In the past several weeks a whirlwind organizing campaign has taken place to stage a reunion for the 1965-66 graduating classes of Jericho High School. I am a member of the former, and due to prior commitments which I wouldn’t consider forgoing for a minute, I will not be able to attend.
Every day, names from the distant past cross my desktop. People I have not thought about in forty years, stand suddenly before me. Sometimes they even talk to me. Of course, I can’t see them except as seventeen year olds, but they keep mentioning their grandchildren and their retirement homes, and there seems to exist a serious divide between my memory and the reality about which I read. Nevertheless, these people are occupying my dreams and disturbing my days.

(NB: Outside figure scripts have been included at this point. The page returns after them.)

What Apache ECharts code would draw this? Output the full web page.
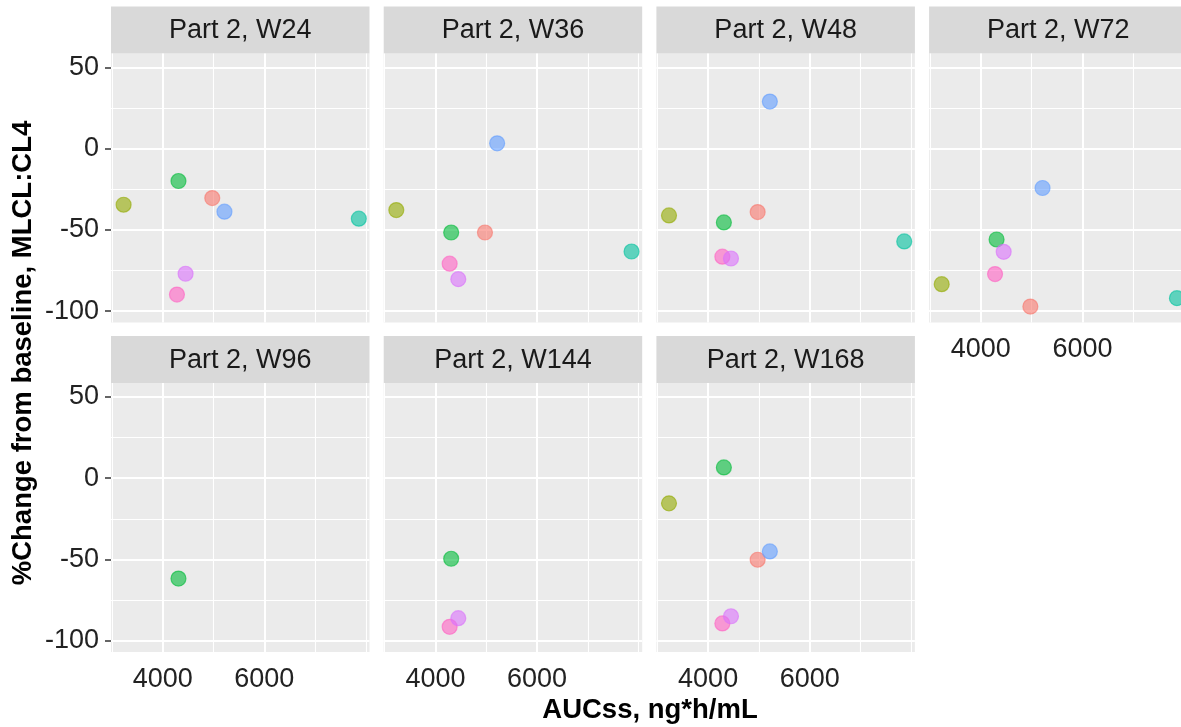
<!DOCTYPE html>
<html>
<head>
<meta charset="utf-8">
<script src="https://cdn.jsdelivr.net/npm/echarts@6/dist/echarts.min.js"></script>
<style>
html,body{margin:0;padding:0;background:#fff;overflow:hidden;}
#chart{width:1200px;height:727px;}
</style>
</head>
<body>
<div id="chart"></div>
<script>
// ---- Data ----
const weeks = ['Part 2, W24','Part 2, W36','Part 2, W48','Part 2, W72','Part 2, W96','Part 2, W144','Part 2, W168'];
const subjectColors = ['#F8766D','#93AA00','#00BA38','#00C19F','#619CFF','#DB72FB','#FF61C3'];
const subjectAUC = [4975, 3230, 4310, 7860, 5215, 4450, 4280];
const chgRed    = [-30.4, -51.6, -39.0, -97.2, null,  null,  -50.2];
const chgOlive  = [-34.5, -37.8, -41.1, -83.4, null,  null,  -15.5];
const chgGreen  = [-19.9, -51.6, -45.4, -55.9, -61.8, -49.6,   6.6];
const chgTeal   = [-43.1, -63.3, -57.1, -92.0, null,  null,  null];
const chgBlue   = [-38.8,   3.3,  29.0, -24.2, null,  null,  -45.1];
const chgPink   = [-89.8, -70.8, -66.5, -77.2, null,  -91.5, -89.4];
const chgViolet = [-77.0, -80.3, -67.6, -63.5, null,  -86.2, -85.0];
const subjectChanges = [chgRed, chgOlive, chgGreen, chgTeal, chgBlue, chgViolet, chgPink];
const drawOrder = [0, 1, 2, 3, 4, 6, 5];
const xLimits = [2982, 8070];
const yLimits = [-107, 58.6];
const xMajor = [4000, 6000];
const xMinor = [3000, 5000, 7000, 8000];
const yMajor = [50, 0, -50, -100];
const yMinor = [25, -25, -75];
const xTitle = 'AUCss, ng*h/mL';
const yTitle = '%Change from baseline, MLCL:CL4';

// ---- Layout ----
const FONT = '"Liberation Sans", Arial, sans-serif';
const left0 = 111, colStep = 272.7, panelW = 258.5, panelH = 269;
const rowTops = [53.5, 383];
const stripH = 47;

const grids = [], xAxes = [], yAxes = [], series = [], graphics = [];
weeks.forEach((wk, i) => {
  const r = Math.floor(i / 4), c = i % 4;
  const left = left0 + c * colStep, top = rowTops[r];
  grids.push({left: left, width: panelW, top: top, height: panelH, show: true,
              backgroundColor: '#EBEBEB', borderWidth: 0, containLabel: false});
  const showX = (i >= 3);
  const showY = (c === 0);
  xAxes.push({type: 'value', gridIndex: i, min: xLimits[0], max: xLimits[1],
    splitLine: {show: false}, axisLine: {show: false},
    axisTick: {show: showX, length: 6, lineStyle: {color: '#333', width: 1.5}, customValues: xMajor},
    axisLabel: {show: showX, customValues: xMajor, margin: 14, color: '#222',
                fontFamily: FONT, fontSize: 27, formatter: v => String(v)}});
  yAxes.push({type: 'value', gridIndex: i, min: yLimits[0], max: yLimits[1],
    splitLine: {show: false}, axisLine: {show: false},
    axisTick: {show: showY, length: 6, lineStyle: {color: '#333', width: 1.5}, customValues: yMajor},
    axisLabel: {show: showY, customValues: yMajor, margin: 12, color: '#222',
                fontFamily: FONT, fontSize: 27, formatter: v => String(v)}});
  const ml = [];
  xMinor.forEach(v => ml.push({xAxis: v, lineStyle: {width: 1.1}}));
  yMinor.forEach(v => ml.push({yAxis: v, lineStyle: {width: 1.1}}));
  xMajor.forEach(v => ml.push({xAxis: v, lineStyle: {width: 2}}));
  yMajor.forEach(v => ml.push({yAxis: v, lineStyle: {width: 2}}));
  series.push({type: 'scatter', xAxisIndex: i, yAxisIndex: i, data: [], z: 1, silent: true,
    markLine: {silent: true, symbol: ['none','none'], z: 1, animation: false,
      label: {show: false}, lineStyle: {color: '#FFFFFF', type: 'solid'}, data: ml}});
  const pts = [];
  drawOrder.forEach(s => {
    const v = subjectChanges[s][i];
    if (v !== null) pts.push({value: [subjectAUC[s], v],
      itemStyle: {color: subjectColors[s], borderColor: subjectColors[s]}});
  });
  series.push({type: 'scatter', xAxisIndex: i, yAxisIndex: i, symbolSize: 15, z: 3,
    itemStyle: {opacity: 0.6, borderWidth: 1.2}, data: pts, animation: false});
  graphics.push({type: 'rect', shape: {x: left, y: top - stripH, width: panelW, height: stripH},
    style: {fill: '#D9D9D9'}, silent: true});
  graphics.push({type: 'text', x: left + panelW / 2, y: top - stripH / 2 + 1,
    style: {text: wk, fill: '#1A1A1A', font: '27px ' + FONT, align: 'center', verticalAlign: 'middle'}});
});
graphics.push({type: 'text', x: 650, y: 710,
  style: {text: xTitle, fill: '#000', font: 'bold 27.5px ' + FONT, align: 'center', verticalAlign: 'middle'}});
graphics.push({type: 'text', x: 23, y: 353, rotation: Math.PI / 2,
  style: {text: yTitle, fill: '#000', font: 'bold 27.5px ' + FONT, align: 'center', verticalAlign: 'middle'}});

const chart = echarts.init(document.getElementById('chart'), null, {renderer: 'canvas'});
chart.setOption({
  animation: false,
  backgroundColor: '#FFFFFF',
  grid: grids, xAxis: xAxes, yAxis: yAxes, series: series, graphic: graphics
});
</script>
</body>
</html>
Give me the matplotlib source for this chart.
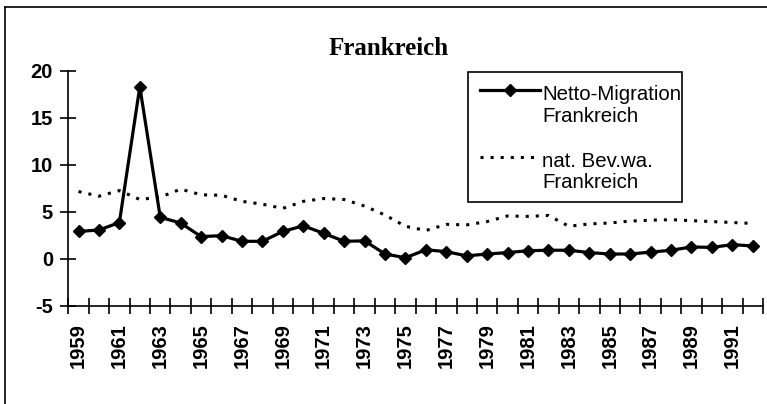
import matplotlib
matplotlib.use("Agg")
import matplotlib.pyplot as plt
from matplotlib.lines import Line2D
from matplotlib.patches import Rectangle
from matplotlib.transforms import Affine2D
import numpy as np

years = list(range(1959, 1993))
netto_migration = [2.9, 3.05, 3.85, 18.3, 4.4, 3.8, 2.35, 2.45, 1.85, 1.85,
                   2.9, 3.5, 2.7, 1.85, 1.9, 0.5, 0.1, 0.95, 0.75, 0.3,
                   0.5, 0.65, 0.85, 0.9, 0.9, 0.65, 0.5, 0.5, 0.7, 0.9,
                   1.25, 1.2, 1.5, 1.35]
nat_bevwa = [7.15, 6.65, 7.25, 6.3, 6.55, 7.4, 6.8, 6.75, 6.1, 5.8,
             5.35, 6.1, 6.4, 6.3, 5.6, 4.65, 3.45, 3.0, 3.65, 3.6,
             3.95, 4.55, 4.5, 4.6, 3.45, 3.7, 3.8, 4.0, 4.1, 4.15,
             4.05, 3.95, 3.85, 3.75]
labels = ["Netto-Migration\nFrankreich", "nat. Bev.wa.\nFrankreich"]
title = "Frankreich"
yticks = [-5, 0, 5, 10, 15, 20]

plt.rcParams['font.family'] = ['Liberation Sans', 'DejaVu Sans']

W, H = 767, 404
fig = plt.figure(figsize=(W / 100, H / 100), dpi=100)
# pixel coordinates measured from the top-left corner
px = Affine2D().scale(1 / W, -1 / H).translate(0, 1) + fig.transFigure

ax = fig.add_axes([68.3 / W, 1 - 305.7 / H, (763 - 68.3) / W, (305.7 - 70.7) / H])

x = np.arange(len(years))
solid_style = dict(color='black', lw=2.3, marker='D', ms=6.4)
dotted_style = dict(color='black', lw=2.2, linestyle=(0, (1, 2.3)))
ax.plot(x, netto_migration, zorder=3, **solid_style)
ax.plot(x, nat_bevwa, zorder=2, **dotted_style)

ax.set_xlim(-0.5, len(years) - 0.5)
ax.set_ylim(-5, 20)
for s in ['top', 'right']:
    ax.spines[s].set_visible(False)
for s in ['left', 'bottom']:
    ax.spines[s].set_linewidth(1.2)

ax.set_yticks(yticks)
ax.set_yticklabels([str(v) for v in yticks])
ax.tick_params(axis='y', direction='inout', length=12, width=1.2, pad=5,
               labelsize=14.5)

ax.set_xticks(np.arange(len(years) + 1) - 0.5)
ax.set_xticklabels([])
ax.tick_params(axis='x', which='major', direction='inout', length=12, width=1.2)
ax.set_xticks(x[::2], minor=True)
ax.set_xticklabels([str(y) for y in years[::2]], minor=True, rotation=90,
                   fontsize=14.5)
ax.tick_params(axis='x', which='minor', length=0, pad=12.5)

for lab in ax.get_yticklabels() + ax.get_xticklabels(minor=True):
    lab.set_fontweight('bold')

fig.text(389 / W, 1 - 55 / H, title, family='Liberation Serif',
         fontweight='bold', fontsize=18, ha='center', va='baseline')

# legend (drawn as a box with handles and labels)
fig.add_artist(Rectangle((468, 72), 214, 130, transform=px, fill=False,
                         edgecolor='black', lw=1.2))
fig.add_artist(Line2D([480, 510, 540], [90, 90, 90], transform=px,
                      markevery=[1], **solid_style))
fig.add_artist(Line2D([480, 534], [156.5, 156.5], transform=px, **dotted_style))
fig.text(542, 121.7, labels[0], transform=px, fontsize=14.7,
         ha='left', linespacing=1.17, va='baseline')
fig.text(542, 188.3, labels[1], transform=px, fontsize=14.7,
         ha='left', linespacing=1.17, va='baseline')

# outer frame
fig.add_artist(Line2D([5, 5], [7, H], transform=px, color='black', lw=1.2))
fig.add_artist(Line2D([5, W], [7, 7], transform=px, color='black', lw=1.2))

fig.savefig('out.png', dpi=100)
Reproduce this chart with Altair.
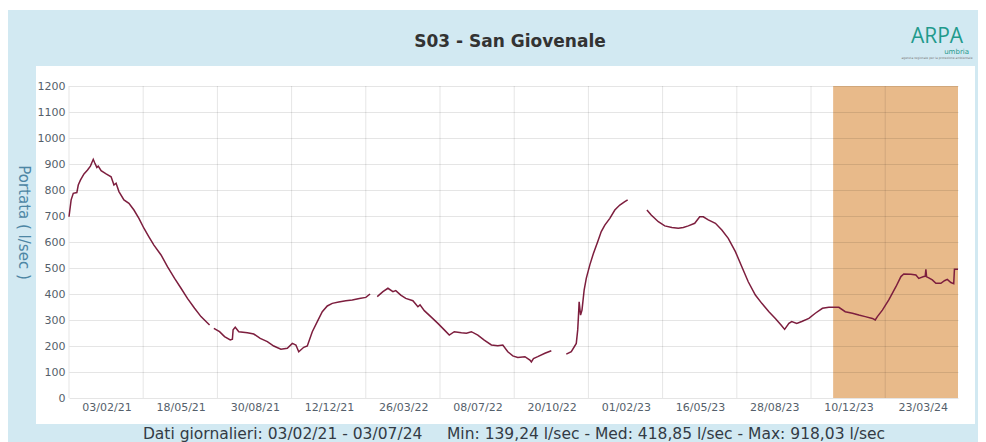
import altair as alt
import pandas as pd

# ---------------- data ----------------
start_date = "2021-02-03"
end_date = "2024-07-03"
band_start = "2024-01-10"      # shaded (non validated) period
band_end = "2024-07-03"

x_labels = ["03/02/21", "18/05/21", "30/08/21", "12/12/21", "26/03/22", "08/07/22",
            "20/10/22", "01/02/23", "16/05/23", "28/08/23", "10/12/23", "23/03/24"]
y_ticks = [0, 100, 200, 300, 400, 500, 600, 700, 800, 900, 1000, 1100, 1200]

# day offsets from start_date and daily discharge (l/sec), one pair per unbroken stretch
days_a = [0, 3, 6, 11, 13, 16, 21, 26, 30, 34, 36, 39, 41, 45, 52, 59, 63, 66, 70, 77,
          84, 91, 98, 105, 112, 119, 129, 138, 148, 157, 166, 176, 185, 197]
vals_a = [697, 762, 787, 790, 819, 838, 862, 877, 892, 918, 905, 887, 892, 874, 862, 851, 819, 826, 794, 762,
          749, 723, 691, 653, 620, 588, 550, 505, 460, 422, 383, 345, 313, 281]

days_b = [203, 211, 218, 226, 229, 230, 233, 238, 250, 259, 268, 278, 287, 297, 306, 313, 318, 322, 329, 334,
          341, 348, 355, 362, 369, 378, 388, 397, 407, 416, 422]
vals_b = [268, 255, 236, 223, 226, 262, 272, 255, 251, 246, 229, 217, 200, 188, 191, 210, 204, 178, 195, 200,
          255, 294, 332, 354, 364, 369, 374, 377, 383, 387, 400]

days_c = [432, 440, 447, 454, 458, 465, 472, 482, 489, 492, 498, 507, 517, 526, 533, 540, 550, 557, 564, 573,
          582, 592, 601, 608, 615, 622, 629, 639, 646, 648, 651, 657, 667, 676]
vals_c = [390, 409, 422, 409, 413, 396, 383, 374, 351, 358, 336, 313, 287, 262, 242, 255, 251, 249, 255, 242,
          223, 204, 201, 204, 178, 162, 156, 159, 146, 139, 152, 159, 172, 182]

days_d = [697, 704, 711, 713, 714, 715, 717, 719, 722, 725, 730, 735, 741, 746, 751, 758, 765, 772, 779, 783]
vals_d = [169, 178, 210, 262, 313, 370, 319, 338, 415, 460, 512, 556, 601, 640, 665, 691, 723, 742, 755, 762]

days_e = [810, 816, 826, 835, 845, 854, 861, 868, 877, 884, 889, 896, 906, 915, 924, 934, 943, 952, 962, 971,
          981, 990, 998, 1003, 1009, 1013, 1020, 1027, 1037, 1046, 1056, 1065, 1079, 1088, 1098, 1107, 1116, 1126,
          1130, 1133, 1140, 1149, 1159, 1166, 1170, 1180, 1187, 1191, 1198, 1200, 1201, 1202, 1205, 1210, 1215,
          1222, 1227, 1231, 1236, 1240, 1241, 1246]
vals_e = [723, 704, 678, 662, 656, 653, 656, 662, 672, 697, 697, 685, 672, 646, 614, 563, 505, 447, 396, 364,
          332, 306, 281, 264, 287, 294, 287, 294, 306, 326, 345, 349, 349, 332, 326, 319, 313, 306,
          300, 313, 338, 377, 428, 467, 477, 476, 473, 460, 467, 468, 495, 466, 462, 454, 441,
          441, 451, 456, 444, 440, 495, 495]

title_text = "S03 - San Giovenale"
y_title = "Portata ( l/sec )"
footer_text = ("Dati giornalieri: 03/02/21 - 03/07/24\u00a0\u00a0\u00a0\u00a0 "
               "Min: 139,24 l/sec - Med: 418,85 l/sec - Max: 918,03 l/sec")

# ---------------- tables ----------------
t0 = pd.Timestamp(start_date)
rows = []
for i, (dd, vv) in enumerate([(days_a, vals_a), (days_b, vals_b), (days_c, vals_c),
                              (days_d, vals_d), (days_e, vals_e)]):
    for d, v in zip(dd, vv):
        rows.append({"date": t0 + pd.Timedelta(days=d), "portata": v, "seg": i})
df = pd.DataFrame(rows)

grid_dates = pd.to_datetime(x_labels, format="%d/%m/%y")
half = 52  # labels sit in the middle of each 104-day interval
grid_df = pd.DataFrame({"date": grid_dates})
label_vals = []
for g in grid_dates:
    m = g + pd.Timedelta(days=half)
    label_vals.append(alt.DateTime(year=m.year, month=m.month, date=m.day, hours=12))

band_df = pd.DataFrame({"b0": [pd.Timestamp(band_start)], "b1": [pd.Timestamp(band_end)],
                        "y0": [0], "y1": [1200]})

s, e = pd.Timestamp(start_date), pd.Timestamp(end_date)
x_scale = alt.Scale(domain=[alt.DateTime(year=s.year, month=s.month, date=s.day),
                            alt.DateTime(year=e.year, month=e.month, date=e.day)], nice=False)
y_scale = alt.Scale(domain=[0, 1200], nice=False)

W, H = 889, 312
FONT = "DejaVu Sans"

x_axis = alt.Axis(values=label_vals,
                  labelExpr="timeFormat(datum.value - %d*86400000, '%%d/%%m/%%y')" % half,
                  grid=False, domain=False, ticks=False, labelOverlap=False,
                  labelFont=FONT, labelFontSize=11, labelColor="#555f6b", labelPadding=3,
                  title=footer_text, titleFont=FONT, titleFontSize=15.5,
                  titleFontWeight="normal", titleColor="#333b45",
                  titleBaseline="middle", titleY=35, zindex=1)
y_axis = alt.Axis(values=y_ticks, format="d", labelOverlap=False,
                  grid=True, gridColor="black", gridOpacity=0.1,
                  domain=False, ticks=False, labelFont=FONT, labelFontSize=11,
                  labelColor="#555f6b", labelPadding=4,
                  title=y_title, titleAngle=90, titleFont=FONT, titleFontSize=15,
                  titleFontWeight="normal", titleColor="#4d86a4",
                  titleX=-46, titleY=136, titleAlign="center", titleBaseline="middle",
                  zindex=1)

one = pd.DataFrame({"a": [0]})

frame = alt.Chart(one).mark_rect(color="#d2e9f2", clip=False).encode(
    x=alt.value(-61), x2=alt.value(909), y=alt.value(-76), y2=alt.value(356))
panel = alt.Chart(one).mark_rect(color="white", clip=False).encode(
    x=alt.value(-33), x2=alt.value(906), y=alt.value(-20), y2=alt.value(338))

band = alt.Chart(band_df).mark_rect(color="#e8ba8a").encode(
    x=alt.X("b0:T", scale=x_scale, axis=x_axis), x2="b1:T",
    y=alt.Y("y0:Q", scale=y_scale, axis=y_axis), y2="y1:Q")

vgrid = alt.Chart(grid_df).mark_rule(color="black", opacity=0.1, strokeWidth=1).encode(
    x=alt.X("date:T", scale=x_scale, axis=x_axis))

line = alt.Chart(df).mark_line(color="#7d1e3e", strokeWidth=1.5).encode(
    x=alt.X("date:T", scale=x_scale, axis=x_axis),
    y=alt.Y("portata:Q", scale=y_scale, axis=y_axis),
    detail="seg:N")

title = alt.Chart(one).mark_text(text=title_text, font=FONT, fontSize=17,
                                 fontWeight="bold", color="#333333", align="center",
                                 baseline="middle", clip=False).encode(
    x=alt.value(441), y=alt.value(-44))

logo = alt.Chart(one).mark_text(text="ARPA", font="Open Sans", fontSize=21, color="#1f9a8c",
                                align="center", baseline="middle", clip=False).encode(
    x=alt.value(868), y=alt.value(-49))
logo2 = alt.Chart(one).mark_text(text="umbria", font=FONT, fontSize=7, color="#1f9a8c",
                                 align="right", baseline="middle", clip=False).encode(
    x=alt.value(900), y=alt.value(-34))
logo3 = alt.Chart(one).mark_text(text="agenzia regionale per la protezione ambientale", font=FONT,
                                 fontSize=3, color="#777777", align="center", baseline="middle",
                                 clip=False).encode(x=alt.value(868), y=alt.value(-28))

chart = alt.layer(frame, panel, band, vgrid, line, title, logo, logo2, logo3).properties(
    width=W, height=H,
    autosize=alt.AutoSizeParams(type="none"),
    padding={"left": 61, "top": 78, "right": 20, "bottom": 44},
).configure(background="white").configure_view(stroke=None)

chart.save("out.html", embed_options={"renderer": "svg", "actions": False})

What’s going on? The search for graduates indicates that some of these people have kept in touch over the years. Someone seems to know where someone else is presently living. They even seem to know about those who are no longer living. And I am gazing back over this huge expanse of time and I see nothing except the other side of forty one years across the chasm. There is nothing alive between those two points, no companions, no landmarks, no sounds. And this awareness is causing me discomfort. I’m disoriented as forty-one years imposes itself on me unawares and unbidden. There are emotions I am experiencing which I had seriously repressed, and there is something about the conversation on line which is reproducing some of my adolescent angst and insecurities and terrors. I am suddenly thrust
back there, but I thought that I had moved on, dammit. And this great chasm also isolates my high school years, as if they occurred in a vacuum. A basement window with no egress.
What would I do at a reunion with people I have not seen in forty-one years? Why haven’t I seen them in forty-one years? Ah, there’s the rub, isn’t it?
I am used to leaking and being leaked upon; I’ve grown unskilled at small talk, and I don’t carry pictures. Maybe I’ll send my books in my stead. It's where I’ve been.
That said, its been a great joy to find you again, Randy.